# Werte aus verschiedenen Seiten beziehen



## SiemensSL45Liebhaber (30. Apr 2004)

Hallo liebe Gemeinde   , 

ich stehe vor einem Problem:

ich habe ein Projekt, in dem ich eine Homepage erstellen soll, auf der man eine Prüfung absolvieren kann, der Ablauf SOLL so sein, dass jede Frage des Tests auf einer neuen Seite ist, man also nach Beendigung der Ersten Frage zur nächsten gelangt...

mein Problem liegt jedoch in der Auswertung des Tests, am Ende soll nämlich die Erreichte Punktzahl bzw. der erreichte Prozentanteil der richtigen Fragen...

ich hätte mir gedacht, das die jeweils aktuelle Frage dann sofort ausgewertet wird und dann jeweils ein Punkt oder ebend keiner vergeben wird...

doch wenn der Test beendet ist, wie ziehe ich dann die Werte aus den ganzen unterschiedlichen Seiten zusammen um sie auszuwerten ?

hat da jemand eine Idee ???
oder hat jemand einen besseren und einfacherern Lösungsweg ???

oder geht das überhaupt mit einem Java-Script ???

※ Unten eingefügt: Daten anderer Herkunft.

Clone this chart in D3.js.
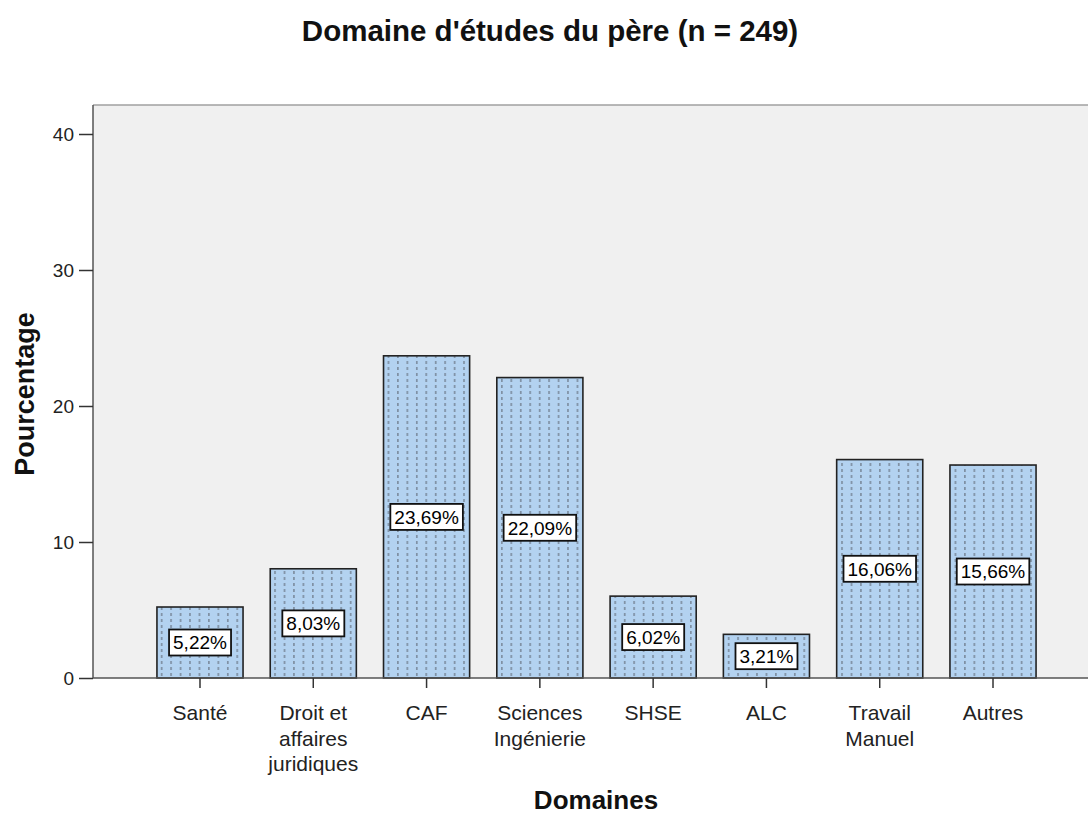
<!DOCTYPE html>
<html lang="fr">
<head>
  <meta charset="UTF-8">
  <title>Domaine d'études du père</title>
  <style>
    body { margin: 0; background: #fff; font-family: "Liberation Sans", Arial, sans-serif; }
    .tick text { font-size: 19px; fill: #222; }
    .domain { display: none; }
  </style>
</head>
<body>
  <div id="chart"></div>
  <script src="https://d3js.org/d3.v7.min.js"></script>
  <script>
    // données
    let categories = [
      ['Santé'],
      ['Droit et', 'affaires', 'juridiques'],
      ['CAF'],
      ['Sciences', 'Ingénierie'],
      ['SHSE'],
      ['ALC'],
      ['Travail', 'Manuel'],
      ['Autres']
    ]
    let values = [5.22, 8.03, 23.69, 22.09, 6.02, 3.21, 16.06, 15.66]
    let yTicks = [0, 10, 20, 30, 40]

    let W = 1088, H = 815
    let pLeft = 93, pRight = 1100, pTop = 105, pBottom = 678

    let svg = d3.select('#chart').append('svg')
      .attr('width', W)
      .attr('height', H)

    // motif pointillé des barres
    let pat = svg.append('defs').append('pattern')
      .attr('id', 'dots')
      .attr('patternUnits', 'userSpaceOnUse')
      .attr('width', 9.45)
      .attr('height', 6)
      .attr('x', 157)
    pat.append('rect').attr('width', 9.45).attr('height', 6).attr('fill', '#b3d2f0')
    pat.append('rect').attr('x', 4).attr('y', 1).attr('width', 1.3).attr('height', 3).attr('fill', '#6f7c8c')

    let y = d3.scaleLinear().domain([0, 40]).range([pBottom, 134])
    let keys = categories.map(c => c.join(' '))
    let x = d3.scaleBand().domain(keys)
      .range([143.35, 1049.65])
      .paddingInner(0.24)
      .paddingOuter(0.12)

    // fond
    svg.append('rect')
      .attr('x', pLeft).attr('y', pTop)
      .attr('width', pRight - pLeft).attr('height', pBottom - pTop)
      .attr('fill', '#f0f0f0')
    svg.append('line')
      .attr('x1', pLeft).attr('x2', pRight).attr('y1', pTop).attr('y2', pTop)
      .attr('stroke', '#a0a0a0').attr('stroke-width', 1.5)
    svg.append('line')
      .attr('x1', pLeft).attr('x2', pLeft).attr('y1', pTop).attr('y2', pBottom)
      .attr('stroke', '#555').attr('stroke-width', 1.5)

    // axe y
    let yAxis = svg.append('g')
      .attr('transform', `translate(${pLeft},0)`)
      .call(d3.axisLeft(y).tickValues(yTicks).tickSize(14).tickPadding(5))
    yAxis.selectAll('.tick line').attr('stroke', '#333').attr('stroke-width', 1.5)

    // barres
    svg.selectAll('.bar')
      .data(values)
      .enter()
      .append('rect')
      .attr('class', 'bar')
      .attr('x', (d, i) => x(keys[i]))
      .attr('y', d => y(d))
      .attr('width', x.bandwidth())
      .attr('height', d => y(0) - y(d))
      .attr('fill', 'url(#dots)')
      .attr('stroke', '#222')
      .attr('stroke-width', 1.6)

    // ligne de base
    svg.append('line')
      .attr('x1', pLeft).attr('x2', pRight).attr('y1', pBottom).attr('y2', pBottom)
      .attr('stroke', '#555').attr('stroke-width', 1.5)

    // axe x
    let xAxis = svg.append('g')
      .attr('transform', `translate(0,${pBottom})`)
      .call(d3.axisBottom(x).tickSize(10).tickFormat(''))
    xAxis.selectAll('.tick line').attr('stroke', '#333').attr('stroke-width', 1.5)
    xAxis.selectAll('.tick').each(function (d, i) {
      let t = d3.select(this).append('text')
        .attr('fill', '#222')
        .attr('text-anchor', 'middle')
        .style('font-size', '21px')
      categories[i].forEach((line, j) => {
        t.append('tspan').attr('x', 0).attr('y', 42 + j * 25.5).text(line)
      })
    })

    // étiquettes
    let fmt = v => v.toFixed(2).replace('.', ',') + '%'
    let labels = svg.selectAll('.lab')
      .data(values)
      .enter()
      .append('g')
      .attr('class', 'lab')
      .attr('transform', (d, i) => `translate(${x(keys[i]) + x.bandwidth() / 2},${(y(d) + y(0)) / 2})`)
    labels.append('text')
      .attr('text-anchor', 'middle')
      .attr('dy', '0.36em')
      .style('font-size', '19px')
      .attr('fill', '#000')
      .text(fmt)
    labels.each(function () {
      let g = d3.select(this)
      let bb = g.select('text').node().getBBox()
      g.insert('rect', 'text')
        .attr('x', bb.x - 4).attr('y', -13)
        .attr('width', bb.width + 8).attr('height', 26)
        .attr('fill', '#fff')
        .attr('stroke', '#111')
        .attr('stroke-width', 1.8)
    })

    // titres
    svg.append('text')
      .attr('x', 550).attr('y', 41)
      .attr('text-anchor', 'middle')
      .style('font-size', '29.5px')
      .style('font-weight', 'bold')
      .attr('fill', '#111')
      .text("Domaine d'études du père (n = 249)")

    svg.append('text')
      .attr('x', 596).attr('y', 809)
      .attr('text-anchor', 'middle')
      .style('font-size', '26px')
      .style('font-weight', 'bold')
      .attr('fill', '#111')
      .text('Domaines')

    svg.append('text')
      .attr('transform', 'translate(34,394) rotate(-90)')
      .attr('text-anchor', 'middle')
      .style('font-size', '27px')
      .style('font-weight', 'bold')
      .attr('fill', '#111')
      .text('Pourcentage')
  </script>
</body>
</html>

ich bin sehr dankbar für alle Auskünfte...

Gruß
Rico

PS: entschuldigung habe ebend erst gesehen, dass es einen Extrateil für Scripting gibt...


----------



## stev.glasow (30. Apr 2004)

für so etwas würde ich nicht javascript nehmen? Kennst du dich einigermaßen mit PHP oder Ähnlichem aus?


----------



## L-ectron-X (30. Apr 2004)

Vielleicht arbeitest Du ja mit Frames. Dann kannst Du in einen Frame, der immer sichtbar ist ein statisches Applet unterbringen, welches von den Applets in den Frageseiten die erreichten Punkte entgegen nimmt.


----------